The portraits that resulted from this encounter (some of which are on view in the exhibition at the Galería Elba Benítez) are extraordinary: vivid, complex and layered to a deeply affecting degree of immediacy. But beyond the considerable formal accomplishment of the individual photographs, Goldblatt’s accompanying anecdote reveals a crucial component of his larger, defining ethos. Initially, Goldblatt recoiled at the thought of carrying out ethnographic ‘studies’: such use of the camera would have been anathema to his deeply held (and by definition a priori) political convictions. But when literally face-to-face with his photographic subject, an even deeper conviction of Goldblatt's arose and was compellingly activated: his conviction that there exists an undeniable and inalienable human dignity, a dignity that -- again, vertically, from top to bottom -- transcends the systems and structures (also human-made) into which it is so often and so cruelly entrapped. It was this conviction that prevailed at that pivotal moment of Goldblatt’s first major, self-assigned and personally resonant photographic project, yielding On the Mines; it was this conviction, in the larger arc, that defined all his work; and it is this conviction that guarantees its lasting place in this, our, world.
David Goldblatt (Randfontein, South Africa, 1930; Johannesburg, 2018) documented the harsh complexities of South Africa with a combination of profound intimacy and profound outrage. From the onset his photography was based on protest – informed, passionate, yet never vitriolic or propagandistic -- first against South Africa’s oppressive apartheid policies, and later against the post-apartheid conditions that still wreak havoc on the nation’s social fabric. Goldblatt’s photographs, whether of people, places or buildings, are carefully, often beautifully composed, but they are never selfconsciously virtuosic. Instead, they possess the muted directness of the commonplace, an ease with emptiness, an affinity for the oblique and the quiet.
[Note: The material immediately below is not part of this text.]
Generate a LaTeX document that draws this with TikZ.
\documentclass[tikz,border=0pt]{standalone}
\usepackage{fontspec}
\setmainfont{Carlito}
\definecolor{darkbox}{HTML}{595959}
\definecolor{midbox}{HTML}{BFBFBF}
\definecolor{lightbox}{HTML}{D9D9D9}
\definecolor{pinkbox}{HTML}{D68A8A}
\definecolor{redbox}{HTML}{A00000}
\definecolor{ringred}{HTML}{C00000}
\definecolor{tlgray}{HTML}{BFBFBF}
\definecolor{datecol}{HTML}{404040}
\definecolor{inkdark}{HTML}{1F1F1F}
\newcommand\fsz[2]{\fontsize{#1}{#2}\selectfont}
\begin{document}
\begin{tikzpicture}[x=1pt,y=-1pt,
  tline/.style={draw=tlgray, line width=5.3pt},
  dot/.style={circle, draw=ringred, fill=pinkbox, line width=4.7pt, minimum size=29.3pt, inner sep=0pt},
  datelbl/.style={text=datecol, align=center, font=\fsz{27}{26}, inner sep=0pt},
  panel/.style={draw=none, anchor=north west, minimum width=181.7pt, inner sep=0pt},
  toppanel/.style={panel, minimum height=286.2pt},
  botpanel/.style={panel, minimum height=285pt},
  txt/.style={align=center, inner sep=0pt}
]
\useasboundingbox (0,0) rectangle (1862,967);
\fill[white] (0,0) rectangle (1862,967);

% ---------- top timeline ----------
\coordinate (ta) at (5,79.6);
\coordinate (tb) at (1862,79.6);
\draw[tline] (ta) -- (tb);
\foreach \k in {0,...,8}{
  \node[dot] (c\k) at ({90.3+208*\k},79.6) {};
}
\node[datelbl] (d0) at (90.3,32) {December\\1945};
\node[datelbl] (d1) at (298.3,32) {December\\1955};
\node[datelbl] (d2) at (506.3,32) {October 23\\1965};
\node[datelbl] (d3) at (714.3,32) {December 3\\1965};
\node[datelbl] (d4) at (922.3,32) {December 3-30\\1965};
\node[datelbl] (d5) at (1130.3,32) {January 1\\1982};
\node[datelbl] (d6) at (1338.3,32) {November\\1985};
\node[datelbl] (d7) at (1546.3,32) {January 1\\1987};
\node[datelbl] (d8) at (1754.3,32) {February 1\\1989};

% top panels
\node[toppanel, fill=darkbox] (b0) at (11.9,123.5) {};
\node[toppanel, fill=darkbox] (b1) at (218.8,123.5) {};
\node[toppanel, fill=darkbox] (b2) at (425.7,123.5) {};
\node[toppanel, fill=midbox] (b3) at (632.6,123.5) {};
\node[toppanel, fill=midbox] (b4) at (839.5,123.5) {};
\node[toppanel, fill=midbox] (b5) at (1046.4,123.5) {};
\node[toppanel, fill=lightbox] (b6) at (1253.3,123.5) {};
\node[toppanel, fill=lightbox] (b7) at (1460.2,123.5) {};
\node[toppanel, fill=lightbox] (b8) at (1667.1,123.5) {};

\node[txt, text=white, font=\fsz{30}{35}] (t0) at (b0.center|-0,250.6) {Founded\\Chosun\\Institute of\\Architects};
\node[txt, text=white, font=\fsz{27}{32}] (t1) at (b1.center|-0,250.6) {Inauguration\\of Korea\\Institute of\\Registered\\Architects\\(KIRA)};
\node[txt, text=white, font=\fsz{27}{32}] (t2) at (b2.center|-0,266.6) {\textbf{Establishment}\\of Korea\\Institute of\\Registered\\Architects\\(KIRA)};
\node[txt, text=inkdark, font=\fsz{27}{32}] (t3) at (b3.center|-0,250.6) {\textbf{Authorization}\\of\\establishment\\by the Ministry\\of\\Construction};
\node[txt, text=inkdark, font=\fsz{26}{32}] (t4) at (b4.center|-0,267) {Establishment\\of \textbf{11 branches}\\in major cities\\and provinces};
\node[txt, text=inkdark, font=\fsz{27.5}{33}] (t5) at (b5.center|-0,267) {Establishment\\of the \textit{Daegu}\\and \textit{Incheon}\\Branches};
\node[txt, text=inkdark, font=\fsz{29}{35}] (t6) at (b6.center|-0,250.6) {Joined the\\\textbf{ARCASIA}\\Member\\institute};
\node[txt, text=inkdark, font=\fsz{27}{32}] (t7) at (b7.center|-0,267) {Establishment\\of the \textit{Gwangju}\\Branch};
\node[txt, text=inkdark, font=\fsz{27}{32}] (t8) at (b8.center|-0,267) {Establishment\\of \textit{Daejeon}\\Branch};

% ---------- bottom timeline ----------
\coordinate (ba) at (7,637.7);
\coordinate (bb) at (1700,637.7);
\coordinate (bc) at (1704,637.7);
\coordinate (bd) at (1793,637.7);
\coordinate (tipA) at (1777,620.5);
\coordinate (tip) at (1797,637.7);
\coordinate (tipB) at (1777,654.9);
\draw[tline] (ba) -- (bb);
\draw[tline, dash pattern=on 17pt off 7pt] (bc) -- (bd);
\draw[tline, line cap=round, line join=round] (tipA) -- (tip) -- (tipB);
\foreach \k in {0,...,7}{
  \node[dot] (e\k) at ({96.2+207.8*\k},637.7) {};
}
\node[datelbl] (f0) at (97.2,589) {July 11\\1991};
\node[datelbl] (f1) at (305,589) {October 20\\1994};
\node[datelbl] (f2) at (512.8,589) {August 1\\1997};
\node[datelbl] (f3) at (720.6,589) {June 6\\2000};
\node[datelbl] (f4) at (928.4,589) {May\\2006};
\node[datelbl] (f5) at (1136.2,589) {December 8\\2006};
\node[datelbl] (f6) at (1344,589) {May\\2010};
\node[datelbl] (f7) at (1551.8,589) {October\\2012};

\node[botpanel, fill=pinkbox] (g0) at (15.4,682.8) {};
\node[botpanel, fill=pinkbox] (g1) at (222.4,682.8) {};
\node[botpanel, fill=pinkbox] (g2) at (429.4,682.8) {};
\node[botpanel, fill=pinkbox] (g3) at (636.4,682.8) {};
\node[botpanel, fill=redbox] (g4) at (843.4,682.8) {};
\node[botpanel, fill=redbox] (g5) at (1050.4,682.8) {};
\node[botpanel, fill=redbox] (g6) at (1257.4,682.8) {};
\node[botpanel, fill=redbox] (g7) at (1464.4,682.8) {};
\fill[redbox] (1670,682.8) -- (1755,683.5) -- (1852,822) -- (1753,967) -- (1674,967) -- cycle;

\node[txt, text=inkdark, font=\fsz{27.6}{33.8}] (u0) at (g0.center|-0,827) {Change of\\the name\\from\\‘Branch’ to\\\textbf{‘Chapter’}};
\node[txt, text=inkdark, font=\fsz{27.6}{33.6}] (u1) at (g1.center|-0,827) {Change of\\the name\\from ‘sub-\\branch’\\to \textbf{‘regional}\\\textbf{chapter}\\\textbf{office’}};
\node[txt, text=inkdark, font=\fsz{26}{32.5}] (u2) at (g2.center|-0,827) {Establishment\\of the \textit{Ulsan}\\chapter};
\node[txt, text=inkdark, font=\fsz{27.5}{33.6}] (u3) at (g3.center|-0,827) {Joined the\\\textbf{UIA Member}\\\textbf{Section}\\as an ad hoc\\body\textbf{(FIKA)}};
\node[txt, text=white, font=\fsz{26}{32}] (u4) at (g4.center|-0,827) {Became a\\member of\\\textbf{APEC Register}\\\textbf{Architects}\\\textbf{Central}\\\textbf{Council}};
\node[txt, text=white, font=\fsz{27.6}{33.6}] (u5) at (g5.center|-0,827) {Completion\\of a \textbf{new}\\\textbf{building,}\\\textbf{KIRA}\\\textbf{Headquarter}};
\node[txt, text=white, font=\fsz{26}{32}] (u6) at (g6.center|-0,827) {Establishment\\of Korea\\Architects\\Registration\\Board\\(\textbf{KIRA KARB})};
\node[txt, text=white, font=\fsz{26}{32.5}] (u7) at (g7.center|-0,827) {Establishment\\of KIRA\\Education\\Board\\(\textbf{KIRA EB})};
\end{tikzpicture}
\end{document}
David Goldblatt had solo exhibitions at the Centre Pompidou (Paris, 2018); the Minneapolis Institute of Arts (2014); the Fondation Henri Cartier-Bresson (Paris, 2010); the Jewish Museum (New York, 2010); the New Museum (New York, 2009); the Serralves Museum (Oporto, 2008); Fotomuseum Winterthur (2007); Camera Austria (Graz, 2006); Hasselblad Center (Göteborg, 2006); Museu d’Art Contemporani de Barcelona (MACBA) (2002); South African National Gallery (Cape Town, 1999); Museum of Modern Art (New York, 1998) and elsewhere. He participated in Documenta 12 (2007) and Documenta 11 (2002), as well as the 54th La Biennale di Venezia (Venice, 2011). Goldblatt received the 2006 Hasselblad Award, the 2009 Henri Cartier-Bresson Award, and was the 2010 Lucie Award Lifetime Achievement Honoree. Currently, the Museum of Contemporary Art Australia (Sydney) has organized a major retrospective of his work.